Plus, although it didn’t exactly fall into that good/evil binary that I mentioned earlier, the resolution to the Imria/humanity conflict did seem somewhat oversimplified to me. I mean, there’s a lot of hairy, complicated stuff here, like, the characters are dealing with huge origin of the human race revelations, and we’ve got some very clear parallels being drawn between the Imria’s interference and real-world colonization/the assimilation of cultural identity, and how do you even begin to grapple with the enormity of those things, in-world and allegorically? Then the heroes are just like “Hey, have you ever considered telling the truth and then not assimilating us?” It’s a tough spot, right, because you have the Imria with their patronizing
It was an abrupt switch, because I’m loving the parts of the book that are exploring the street-level aftermath of this huge ALIENS revelation, and then it just ends, right after dropping a series of society-altering knowledge bombs!
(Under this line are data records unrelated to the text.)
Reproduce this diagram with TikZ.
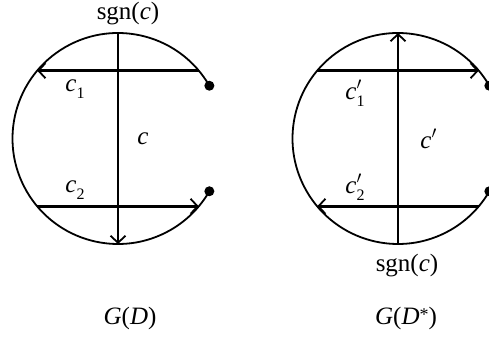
\documentclass[tikz,border=0pt]{standalone}
\usepackage{fontspec}
\setmainfont{Liberation Serif}
\usetikzlibrary{arrows.meta}
\newcommand\subs[1]{\raisebox{-0.28em}{\fontsize{16}{16}\selectfont #1}}
\newcommand\cprsub[1]{\textit{c}\rlap{\raisebox{0.42em}{\fontsize{17}{17}\selectfont$\prime$}}\subs{#1}}
\begin{document}
\begin{tikzpicture}[x=1pt,y=1pt,
  lbl/.style={inner sep=0pt,font=\fontsize{25}{30}\selectfont},
  circ/.style={line width=1.8pt},
  chord/.style={line width=2.5pt,-{Straight Barb[length=7pt,width=15pt,line width=1.8pt]}},
  dotn/.style={circle,fill=black,inner sep=0pt,minimum size=10pt}]
\useasboundingbox (0,0) rectangle (489,337);
\def\R{105.5}
% left diagram
\coordinate (cL) at (118,198.5);
\coordinate (Ltop) at ([shift={(90:\R)}]cL);
\coordinate (Lbot) at ([shift={(270:\R)}]cL);
\coordinate (L1r) at ([shift={(40:\R)}]cL);
\coordinate (L1l) at ([shift={(140:\R)}]cL);
\coordinate (L2r) at ([shift={(-40:\R)}]cL);
\coordinate (L2l) at ([shift={(220:\R)}]cL);
\node[dotn] (Ld1) at ([shift={(30:\R)}]cL) {};
\node[dotn] (Ld2) at ([shift={(-30:\R)}]cL) {};
\draw[circ] (Ld1.center) arc[start angle=30,end angle=330,radius=\R];
\draw[chord] (Ltop) -- (Lbot);
\draw[chord] (L1r) -- (L1l);
\draw[chord] (L2l) -- (L2r);
\node[lbl] (Lsgn) at (128,323) {sgn(\textit{c})};
\node[lbl] (Lc1) at (75,248) {\textit{c}\subs{1}};
\node[lbl] (Lc) at (143,198) {\textit{c}};
\node[lbl] (Lc2) at (75,147) {\textit{c}\subs{2}};
\node[lbl] (LG) at (130,19) {\textit{G}(\textit{D})};
% right diagram
\coordinate (cR) at (398,198.5);
\coordinate (Rtop) at ([shift={(90:\R)}]cR);
\coordinate (Rbot) at ([shift={(270:\R)}]cR);
\coordinate (R1r) at ([shift={(40:\R)}]cR);
\coordinate (R1l) at ([shift={(140:\R)}]cR);
\coordinate (R2r) at ([shift={(-40:\R)}]cR);
\coordinate (R2l) at ([shift={(220:\R)}]cR);
\node[dotn] (Rd1) at ([shift={(30:\R)}]cR) {};
\node[dotn] (Rd2) at ([shift={(-30:\R)}]cR) {};
\draw[circ] (Rd1.center) arc[start angle=30,end angle=330,radius=\R];
\draw[chord] (Rbot) -- (Rtop);
\draw[chord] (R1l) -- (R1r);
\draw[chord] (R2r) -- (R2l);
\node[lbl] (Rc1) at (355,244) {\cprsub{1}};
\node[lbl] (Rc) at (426,198) {\textit{c}\rlap{\raisebox{0.42em}{\fontsize{17}{17}\selectfont$\prime$}}\hspace{0.15em}};
\node[lbl] (Rc2) at (355,150) {\cprsub{2}};
\node[lbl] (Rsgn) at (407,71) {sgn(\textit{c})};
\node[lbl] (RG) at (406,19) {\textit{G}(\textit{D}\raisebox{0.15em}{\fontsize{18}{18}\selectfont *})};
\end{tikzpicture}
\end{document}
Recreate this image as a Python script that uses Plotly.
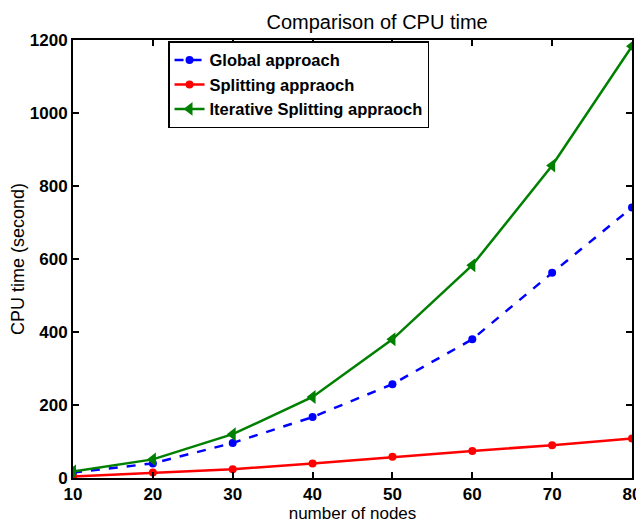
import plotly.graph_objects as go

nodes = [10, 20, 30, 40, 50, 60, 70, 80]
global_approach = [15, 40, 96, 167, 257, 380, 562, 741]
splitting = [4, 15, 24, 40, 58, 74, 90, 108]
iterative_splitting = [18, 51, 120, 222, 380, 583, 856, 1183]

x_ticks = [10, 20, 30, 40, 50, 60, 70, 80]
y_ticks = [0, 200, 400, 600, 800, 1000, 1200]

FONT = "Liberation Sans, Arial, Helvetica, sans-serif"

# page body has an 8px default margin; size the figure so it fits the window
W, H, OFF = 636, 516, 8

fig = go.Figure()
fig.add_trace(go.Scatter(
    x=nodes, y=global_approach, name="Global approach",
    mode="lines+markers",
    line=dict(color="#0000ff", width=2.5, dash="dash"),
    marker=dict(symbol="circle", size=8, color="#0000ff"),
))
fig.add_trace(go.Scatter(
    x=nodes, y=splitting, name="Splitting appraoch",
    mode="lines+markers",
    line=dict(color="#ff0000", width=2.5),
    marker=dict(symbol="circle", size=8, color="#ff0000"),
))
fig.add_trace(go.Scatter(
    x=nodes, y=iterative_splitting, name="Iterative Splitting appraoch",
    mode="lines+markers",
    line=dict(color="#008000", width=2.5),
    marker=dict(symbol="triangle-left", size=12, color="#008000"),
))

axis_common = dict(
    showgrid=False, zeroline=False, automargin=False,
    showline=True, linecolor="black", linewidth=2, mirror="ticks",
    ticks="inside", ticklen=6, tickwidth=1.5, tickcolor="black",
    tickfont=dict(family=FONT, size=17, color="black", weight="bold"),
)

fig.update_layout(
    width=W, height=H,
    margin=dict(l=73 - OFF, r=12, t=40 - OFF, b=46),
    paper_bgcolor="white", plot_bgcolor="white",
    title=dict(text="Comparison of CPU time", x=(354 - OFF) / W, xanchor="center",
               xref="paper", y=1 - (22 - OFF) / H, yanchor="middle", automargin=False,
               font=dict(family=FONT, size=20, color="black")),
    xaxis=dict(range=[10, 80], tickvals=x_ticks,
               title=dict(text="number of nodes", standoff=2,
                          font=dict(family=FONT, size=17, color="black")),
               **axis_common),
    yaxis=dict(range=[0, 1200], tickvals=y_ticks,
               title=dict(text="CPU time (second)", standoff=11,
                          font=dict(family=FONT, size=18, color="black")),
               **axis_common),
    legend=dict(x=0.17, y=0.997, xanchor="left", yanchor="top",
                bgcolor="white", bordercolor="black", borderwidth=1.5,
                font=dict(family=FONT, size=16.5, color="black", weight="bold"),
                tracegroupgap=0, itemwidth=30),
    showlegend=True,
)

fig.write_html("out.html")
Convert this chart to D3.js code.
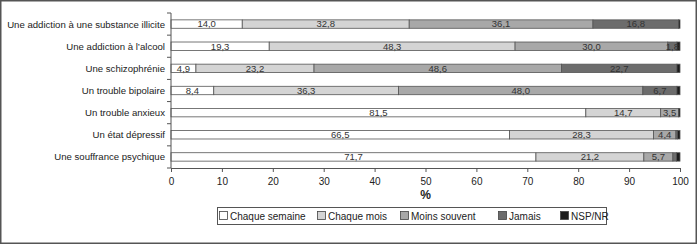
<!DOCTYPE html>
<html>
<head>
<meta charset="utf-8">
<script src="https://cdn.jsdelivr.net/npm/d3@7"></script>
<style>
  body { margin: 0; background: #fff; }
  svg text { font-family: "Liberation Sans", Arial, sans-serif; }
</style>
</head>
<body>
<div class="container"></div>
<script>
// stacked horizontal bars, percentages per item

const categories = [
  "Une addiction à une substance  illicite",
  "Une addiction à l’alcool",
  "Une schizophrénie",
  "Un trouble bipolaire",
  "Un trouble anxieux",
  "Un état dépressif",
  "Une souffrance psychique"
];

const seriesNames = ["Chaque semaine", "Chaque mois", "Moins souvent", "Jamais", "NSP/NR"];

const chaqueSemaine = [14.0, 19.3, 4.9, 8.4, 81.5, 66.5, 71.7];
const chaqueMois    = [32.8, 48.3, 23.2, 36.3, 14.7, 28.3, 21.2];
const moinsSouvent  = [36.1, 30.0, 48.6, 48.0, 3.5, 4.4, 5.7];
const jamais        = [16.8, 1.8, 22.7, 6.7, 0.0, 0.3, 0.7];
const nspNr         = [0.3, 0.6, 0.6, 0.6, 0.3, 0.5, 0.7];

const xTicks = [0, 10, 20, 30, 40, 50, 60, 70, 80, 90, 100];

const colors = ["#ffffff", "#d4d4d4", "#a8a8a8", "#6c6c6c", "#1c1c1c"];

const w = 700, h = 245;
const margin = { top: 13, left: 171, right: 20, bottom: 77 };

const rows = categories.map((c, i) => ({
  cat: c,
  "Chaque semaine": chaqueSemaine[i],
  "Chaque mois": chaqueMois[i],
  "Moins souvent": moinsSouvent[i],
  "Jamais": jamais[i],
  "NSP/NR": nspNr[i]
}));

const stacked = d3.stack().keys(seriesNames)(rows);

const fr = d3.formatLocale({ decimal: ",", thousands: " ", grouping: [3], currency: ["", "€"] });
const fmt = fr.format(".1f");

const svg = d3.select(".container").append("svg")
  .attr("width", w)
  .attr("height", h);

// outer frame
svg.append("rect")
  .attr("x", 0.75).attr("y", 0.75)
  .attr("width", 695.5).attr("height", 242.5)
  .attr("fill", "none")
  .attr("stroke", "#555")
  .attr("stroke-width", 1.5);

const xScale = d3.scaleLinear().domain([0, 100]).range([margin.left, 680]);
const yScale = d3.scaleBand().domain(categories).range([margin.top, 168]).paddingInner(0.62).paddingOuter(0.31);

const g = svg.append("g");

g.selectAll("g.layer")
  .data(stacked)
  .join("g")
  .attr("class", "layer")
  .attr("fill", (d, i) => colors[i])
  .selectAll("rect")
  .data(d => d)
  .join("rect")
  .attr("x", d => xScale(d[0]))
  .attr("y", d => yScale(d.data.cat))
  .attr("width", d => xScale(d[1]) - xScale(d[0]))
  .attr("height", yScale.bandwidth())
  .attr("stroke", "#555")
  .attr("stroke-width", 0.8);

// value labels
stacked.forEach((layer, li) => {
  if (li === 4) return;
  g.append("g").selectAll("text")
    .data(layer.filter(d => d[1] - d[0] >= 1))
    .join("text")
    .attr("x", d => (xScale(d[0]) + xScale(d[1])) / 2)
    .attr("y", d => yScale(d.data.cat) + yScale.bandwidth() / 2 + 3.3)
    .attr("text-anchor", "middle")
    .attr("font-size", "9.5px")
    .attr("fill", "#333")
    .text(d => fmt(d[1] - d[0]));
});

// y axis: line + ticks at band boundaries
const yAxisG = svg.append("g").attr("stroke", "#555").attr("stroke-width", 1);
yAxisG.append("line")
  .attr("x1", margin.left).attr("x2", margin.left)
  .attr("y1", margin.top).attr("y2", 168);
const step = yScale.step();
yAxisG.selectAll("line.tk")
  .data(d3.range(categories.length + 1))
  .join("line")
  .attr("class", "tk")
  .attr("x1", margin.left - 4).attr("x2", margin.left)
  .attr("y1", i => margin.top + i * step)
  .attr("y2", i => margin.top + i * step);

svg.append("g").selectAll("text")
  .data(categories)
  .join("text")
  .attr("x", 165)
  .attr("y", d => yScale(d) + yScale.bandwidth() / 2 + 3.5)
  .attr("text-anchor", "end")
  .attr("font-size", "9.6px")
  .attr("fill", "#222")
  .text(d => d);

// x axis
const xAxis = d3.axisBottom(xScale).tickValues(xTicks).tickSize(4).tickFormat(d => d);
const xg = svg.append("g")
  .attr("transform", "translate(0,168)")
  .call(xAxis);
xg.attr("font-family", null);
xg.select(".domain").attr("stroke", "#555");
xg.selectAll(".tick line").attr("stroke", "#555");
xg.selectAll(".tick text")
  .attr("font-size", "10px")
  .attr("fill", "#222")
  .attr("dy", "1em");

svg.append("text")
  .attr("x", (xScale(0) + xScale(100)) / 2)
  .attr("y", 199)
  .attr("text-anchor", "middle")
  .attr("font-weight", "bold")
  .attr("font-size", "12px")
  .attr("fill", "#222")
  .text("%");

// legend
const legendX = [219, 317, 400, 498, 560];
const legend = svg.append("g");
legend.append("rect")
  .attr("x", 217.5).attr("y", 207.5)
  .attr("width", 389).attr("height", 17)
  .attr("fill", "#fff")
  .attr("stroke", "#555")
  .attr("stroke-width", 1);

const items = legend.selectAll("g.item")
  .data(seriesNames)
  .join("g")
  .attr("class", "item")
  .attr("transform", (d, i) => `translate(${legendX[i]},216)`);
items.append("rect")
  .attr("x", 0.5).attr("y", -4.5)
  .attr("width", 8).attr("height", 8)
  .attr("fill", (d, i) => colors[i])
  .attr("stroke", "#444")
  .attr("stroke-width", 0.8);
items.append("text")
  .attr("x", 11)
  .attr("y", 3.5)
  .attr("font-size", "10px")
  .attr("fill", "#222")
  .text(d => d);
</script>
</body>
</html>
I want the aftermath to the aftermath, man! Way to leave me hanging. BUT that’s not necessarily what Inheritance was meant to be about, so, you know, what can you do?
TL;DR VERSION: Inheritance basically broke even for me. I really got into it about halfway through, there were ideas and things I really liked about it, and obviously I appreciate its diverse cast and progressive attitude, but more than any other Lo book I’ve read so far, the writing was very nearly a dealbreaker. The characters felt flat, the clunky tackling of social issues made me cringe, and the abrupt ending pretty effectively managed to harsh my buzz for the things I actually did like.